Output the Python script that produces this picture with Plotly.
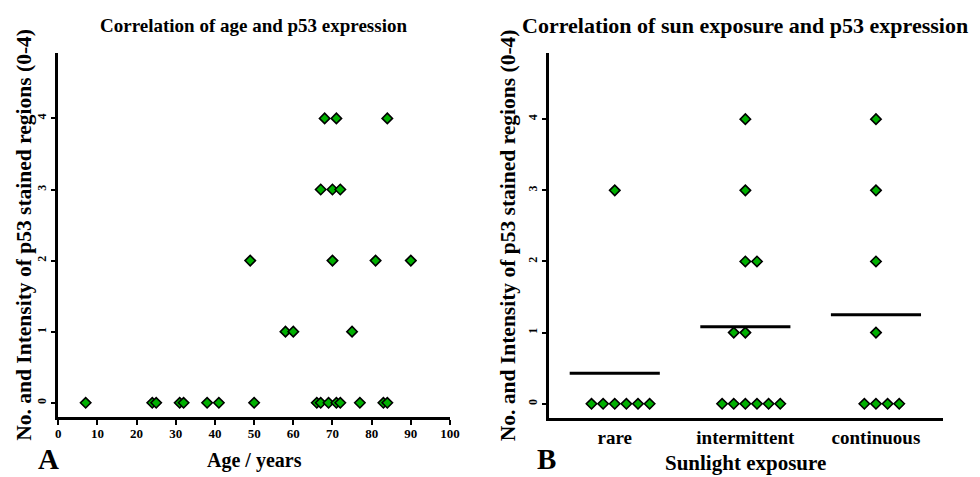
import plotly.graph_objects as go

# ---------------- data ----------------
# Panel A: age vs p53 score
age_score0 = [7, 24, 25, 31, 32, 38, 41, 50, 66, 67, 69, 71, 72, 77, 83, 84]
age_score1 = [58, 60, 75]
age_score2 = [49, 70, 81, 90]
age_score3 = [67, 70, 72]
age_score4 = [68, 71, 84]
scores = [0, 1, 2, 3, 4]

# Panel B: sunlight exposure vs p53 score
categories = ["rare", "intermittent", "continuous"]
rare_vals = [3, 0, 0, 0, 0, 0, 0]
intermittent_vals = [4, 3, 2, 2, 1, 1, 0, 0, 0, 0, 0, 0]
continuous_vals = [4, 3, 2, 1, 0, 0, 0, 0]

x_ticks = [0, 10, 20, 30, 40, 50, 60, 70, 80, 90, 100]
y_ticks = [0, 1, 2, 3, 4]

# ---------------- layout constants ----------------
W, H = 980, 477
FONT = "Liberation Serif"
GREEN = "#00b000"
MARKER = dict(symbol="diamond", size=8, color=GREEN, line=dict(color="black", width=1.6))
SPREAD = 0.089      # horizontal spacing of stacked points (category units)
HALF_LINE = 0.345   # half width of mean line
# starting slot override for the scatter of equal values
START_OVERRIDE = {("intermittent", 1): -1}


def px_x(p):
    return p / W


def px_y(p):
    return 1 - p / H


fig = go.Figure()

# Panel A points
age_groups = [age_score0, age_score1, age_score2, age_score3, age_score4]
ax, ay = [], []
for s, ages in zip(scores, age_groups):
    ax += ages
    ay += [s] * len(ages)
fig.add_trace(go.Scatter(x=ax, y=ay, mode="markers", marker=MARKER,
                         xaxis="x", yaxis="y", showlegend=False, hoverinfo="x+y"))

# Panel B points with column scatter
groups = [rare_vals, intermittent_vals, continuous_vals]
bx, by = [], []
for ci, (cat, vals) in enumerate(zip(categories, groups)):
    for v in sorted(set(vals), reverse=True):
        n = vals.count(v)
        if n % 2 == 1:
            start = -(n // 2)
        else:
            start = -(n // 2 - 1)
        start = START_OVERRIDE.get((cat, v), start)
        for k in range(n):
            bx.append(ci + (start + k) * SPREAD)
            by.append(v)
fig.add_trace(go.Scatter(x=bx, y=by, mode="markers", marker=MARKER,
                         xaxis="x2", yaxis="y2", showlegend=False, hoverinfo="y"))

# mean lines
for ci, vals in enumerate(groups):
    m = sum(vals) / len(vals)
    fig.add_trace(go.Scatter(x=[ci - HALF_LINE, ci + HALF_LINE], y=[m, m], mode="lines",
                             line=dict(color="black", width=3),
                             xaxis="x2", yaxis="y2", showlegend=False, hoverinfo="skip"))

axis_common = dict(showgrid=False, zeroline=False, showline=True, linecolor="black",
                   linewidth=3, mirror=False)
ytick_font = dict(family=FONT, size=12, color="black", weight="bold")

fig.update_layout(
    width=W, height=H,
    margin=dict(l=0, r=0, t=0, b=0),
    paper_bgcolor="white", plot_bgcolor="white",
    font=dict(family=FONT, color="black"),
    xaxis=dict(domain=[px_x(56), px_x(453)], range=[0, 100], anchor="y",
               tickmode="array", tickvals=x_ticks, ticktext=[str(t) for t in x_ticks],
               ticks="outside", ticklen=5, tickwidth=2, tickcolor="black",
               ticklabelstandoff=-3,
               tickfont=dict(family=FONT, size=13, color="black", weight="bold"),
               **axis_common),
    yaxis=dict(domain=[px_y(417), px_y(53)], range=[-0.2, 4.92], anchor="x",
               tickmode="array", tickvals=y_ticks, ticktext=[str(t) for t in y_ticks],
               ticks="outside", ticklen=4, tickwidth=2, tickcolor="black", tickangle=-90,
               tickfont=ytick_font, **axis_common),
    xaxis2=dict(domain=[px_x(553), px_x(953)], range=[-0.506, 2.516], anchor="y2",
                tickmode="array", tickvals=[0, 1, 2], ticktext=categories, ticks="",
                tickfont=dict(family=FONT, size=19, color="black", weight="bold"),
                **axis_common),
    yaxis2=dict(domain=[px_y(418), px_y(53)], range=[-0.2, 4.93], anchor="x2",
                tickmode="array", tickvals=y_ticks, ticktext=[str(t) for t in y_ticks],
                ticks="outside", ticklen=4, tickwidth=2, tickcolor="black", tickangle=-90,
                tickfont=ytick_font, **axis_common),
)

ann_font = dict(family=FONT, color="black", weight="bold")
annotations = [
    dict(text="Correlation of age and p53 expression", x=px_x(254), y=px_y(25),
         font=dict(size=19, **ann_font)),
    dict(text="Correlation of sun exposure and p53 expression", x=px_x(752), y=px_y(25),
         font=dict(size=22, **ann_font)),
    dict(text="No. and Intensity of p53 stained regions (0-4)", x=px_x(21), y=px_y(235),
         textangle=-90, font=dict(size=21.5, **ann_font)),
    dict(text="No. and Intensity of p53 stained regions (0-4)", x=px_x(512), y=px_y(235),
         textangle=-90, font=dict(size=21.5, **ann_font)),
    dict(text="Age / years", x=px_x(255), y=px_y(460), font=dict(size=20, **ann_font)),
    dict(text="Sunlight exposure", x=px_x(752), y=0, yanchor="bottom",
         font=dict(size=21, **ann_font)),
    dict(text="A", x=px_x(46), y=0, yanchor="bottom", font=dict(size=29, **ann_font)),
    dict(text="B", x=px_x(551), y=0, yanchor="bottom", font=dict(size=29, **ann_font)),
]
for a in annotations:
    a.setdefault("yanchor", "middle")
    a.update(xref="paper", yref="paper", showarrow=False, xanchor="center")
fig.update_layout(annotations=annotations)

fig.write_html(
    "out.html",
    config={"displayModeBar": False},
    post_script=("document.documentElement.style.margin='0';"
                 "document.documentElement.style.overflow='hidden';"
                 "document.body.style.margin='0';document.body.style.padding='0';"
                 "document.body.style.overflow='hidden';"),
)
= = = = =
Repeat all the data as it stands, dropping any images it holds.

Output the Python script that produces this picture with Plotly.
import plotly.graph_objects as go

# ---------------- data ----------------
# Panel A: age vs p53 score
age_score0 = [7, 24, 25, 31, 32, 38, 41, 50, 66, 67, 69, 71, 72, 77, 83, 84]
age_score1 = [58, 60, 75]
age_score2 = [49, 70, 81, 90]
age_score3 = [67, 70, 72]
age_score4 = [68, 71, 84]
scores = [0, 1, 2, 3, 4]

# Panel B: sunlight exposure vs p53 score
categories = ["rare", "intermittent", "continuous"]
rare_vals = [3, 0, 0, 0, 0, 0, 0]
intermittent_vals = [4, 3, 2, 2, 1, 1, 0, 0, 0, 0, 0, 0]
continuous_vals = [4, 3, 2, 1, 0, 0, 0, 0]

x_ticks = [0, 10, 20, 30, 40, 50, 60, 70, 80, 90, 100]
y_ticks = [0, 1, 2, 3, 4]

# ---------------- layout constants ----------------
W, H = 980, 477
FONT = "Liberation Serif"
GREEN = "#00b000"
MARKER = dict(symbol="diamond", size=8, color=GREEN, line=dict(color="black", width=1.6))
SPREAD = 0.089      # horizontal spacing of stacked points (category units)
HALF_LINE = 0.345   # half width of mean line
# starting slot override for the scatter of equal values
START_OVERRIDE = {("intermittent", 1): -1}


def px_x(p):
    return p / W


def px_y(p):
    return 1 - p / H


fig = go.Figure()

# Panel A points
age_groups = [age_score0, age_score1, age_score2, age_score3, age_score4]
ax, ay = [], []
for s, ages in zip(scores, age_groups):
    ax += ages
    ay += [s] * len(ages)
fig.add_trace(go.Scatter(x=ax, y=ay, mode="markers", marker=MARKER,
                         xaxis="x", yaxis="y", showlegend=False, hoverinfo="x+y"))

# Panel B points with column scatter
groups = [rare_vals, intermittent_vals, continuous_vals]
bx, by = [], []
for ci, (cat, vals) in enumerate(zip(categories, groups)):
    for v in sorted(set(vals), reverse=True):
        n = vals.count(v)
        if n % 2 == 1:
            start = -(n // 2)
        else:
            start = -(n // 2 - 1)
        start = START_OVERRIDE.get((cat, v), start)
        for k in range(n):
            bx.append(ci + (start + k) * SPREAD)
            by.append(v)
fig.add_trace(go.Scatter(x=bx, y=by, mode="markers", marker=MARKER,
                         xaxis="x2", yaxis="y2", showlegend=False, hoverinfo="y"))

# mean lines
for ci, vals in enumerate(groups):
    m = sum(vals) / len(vals)
    fig.add_trace(go.Scatter(x=[ci - HALF_LINE, ci + HALF_LINE], y=[m, m], mode="lines",
                             line=dict(color="black", width=3),
                             xaxis="x2", yaxis="y2", showlegend=False, hoverinfo="skip"))

axis_common = dict(showgrid=False, zeroline=False, showline=True, linecolor="black",
                   linewidth=3, mirror=False)
ytick_font = dict(family=FONT, size=12, color="black", weight="bold")

fig.update_layout(
    width=W, height=H,
    margin=dict(l=0, r=0, t=0, b=0),
    paper_bgcolor="white", plot_bgcolor="white",
    font=dict(family=FONT, color="black"),
    xaxis=dict(domain=[px_x(56), px_x(453)], range=[0, 100], anchor="y",
               tickmode="array", tickvals=x_ticks, ticktext=[str(t) for t in x_ticks],
               ticks="outside", ticklen=5, tickwidth=2, tickcolor="black",
               ticklabelstandoff=-3,
               tickfont=dict(family=FONT, size=13, color="black", weight="bold"),
               **axis_common),
    yaxis=dict(domain=[px_y(417), px_y(53)], range=[-0.2, 4.92], anchor="x",
               tickmode="array", tickvals=y_ticks, ticktext=[str(t) for t in y_ticks],
               ticks="outside", ticklen=4, tickwidth=2, tickcolor="black", tickangle=-90,
               tickfont=ytick_font, **axis_common),
    xaxis2=dict(domain=[px_x(553), px_x(953)], range=[-0.506, 2.516], anchor="y2",
                tickmode="array", tickvals=[0, 1, 2], ticktext=categories, ticks="",
                tickfont=dict(family=FONT, size=19, color="black", weight="bold"),
                **axis_common),
    yaxis2=dict(domain=[px_y(418), px_y(53)], range=[-0.2, 4.93], anchor="x2",
                tickmode="array", tickvals=y_ticks, ticktext=[str(t) for t in y_ticks],
                ticks="outside", ticklen=4, tickwidth=2, tickcolor="black", tickangle=-90,
                tickfont=ytick_font, **axis_common),
)

ann_font = dict(family=FONT, color="black", weight="bold")
annotations = [
    dict(text="Correlation of age and p53 expression", x=px_x(254), y=px_y(25),
         font=dict(size=19, **ann_font)),
    dict(text="Correlation of sun exposure and p53 expression", x=px_x(752), y=px_y(25),
         font=dict(size=22, **ann_font)),
    dict(text="No. and Intensity of p53 stained regions (0-4)", x=px_x(21), y=px_y(235),
         textangle=-90, font=dict(size=21.5, **ann_font)),
    dict(text="No. and Intensity of p53 stained regions (0-4)", x=px_x(512), y=px_y(235),
         textangle=-90, font=dict(size=21.5, **ann_font)),
    dict(text="Age / years", x=px_x(255), y=px_y(460), font=dict(size=20, **ann_font)),
    dict(text="Sunlight exposure", x=px_x(752), y=0, yanchor="bottom",
         font=dict(size=21, **ann_font)),
    dict(text="A", x=px_x(46), y=0, yanchor="bottom", font=dict(size=29, **ann_font)),
    dict(text="B", x=px_x(551), y=0, yanchor="bottom", font=dict(size=29, **ann_font)),
]
for a in annotations:
    a.setdefault("yanchor", "middle")
    a.update(xref="paper", yref="paper", showarrow=False, xanchor="center")
fig.update_layout(annotations=annotations)

fig.write_html(
    "out.html",
    config={"displayModeBar": False},
    post_script=("document.documentElement.style.margin='0';"
                 "document.documentElement.style.overflow='hidden';"
                 "document.body.style.margin='0';document.body.style.padding='0';"
                 "document.body.style.overflow='hidden';"),
)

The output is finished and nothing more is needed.